Plans I have seen for stadium recycling this year exhibit two characteristics, in particular, that work against success and sustainability. First, outside organizations are expected to implement stadium recycling programs in a separate material handling system that does not change the existing operating procedures at the stadium. Second, stadium recycling programs prominently feature a charity element and rely heavily on volunteers. This implies that neither the stadium management nor the local government agencies involved in these programs trust that recycling is a sufficiently economically robust activity to incorporate into day-to-day stadium operations in the same way garbage and stadium clean-up services are incorporated.
By economically robust, I do not suggest that recycling would become a money-maker venture for the team. In fact, operating costs will be incurred, but they are not nearly as monstrous as most stadium managers imagine. And as long as recycling is kept at arms-length, no one will be able to find out what the long-term costs might be and how to minimize them.
Scoring points through PET bottle recovery
By Sandi Childs
Appeared in Resource Recycling Magazine in December 2001
While some curbside recycling collection and drop-off programs struggle with dwindling budgets and flat participation rates, large volumes of PET bottles regularly are discarded at event venues. Recycling at sports events is challenging, involving negotiations and relationships with various parties to accomplish often disparate goals. Yet, in the end, low-cost and low-maintenance recovery programs have the potential to deliver significant PET bottle volumes to market.

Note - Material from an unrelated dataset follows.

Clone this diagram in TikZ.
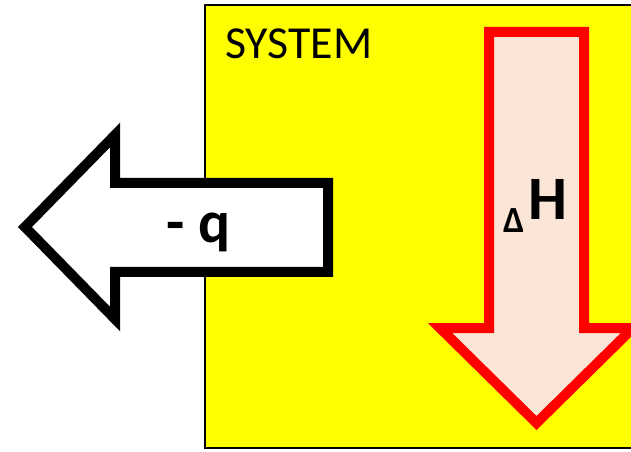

For several years, the National Association for PET Container Resources (Charlotte, North Carolina) has initiated projects to facilitate PET bottle recovery at sports venues and special events through the U.S. (see Table 1). In the mid-1990s, NAPCOR initially explored the idea of collecting PET bottles at numerous venues, concluding that despite the popularity of carbonated soft drinks, a lack of sufficient volume prevented recovery programs from being cost-effective. Since then, however, the enthusiastic consumption of beer in PET at sporting events has increased greatly the number of PET bottles generated at venues. An analysis of sales shows that, in many cases, PET represents additional sales over and above typical fountain beverage sales. This trend, along with the continued growth in bottled water consumption, means that cost-effective PET recovery is possible in many venues.
Based on data from the ESPN Sports Almanac, industry sources and some assumptions based on experience, NAPCOR staff conservatively estimate that about 20 million pounds of PET bottles are available for recycling at professional baseball, basketball, football and hockey games in the U.S. Adding NASCAR auto races could increase the amount by another two million pounds.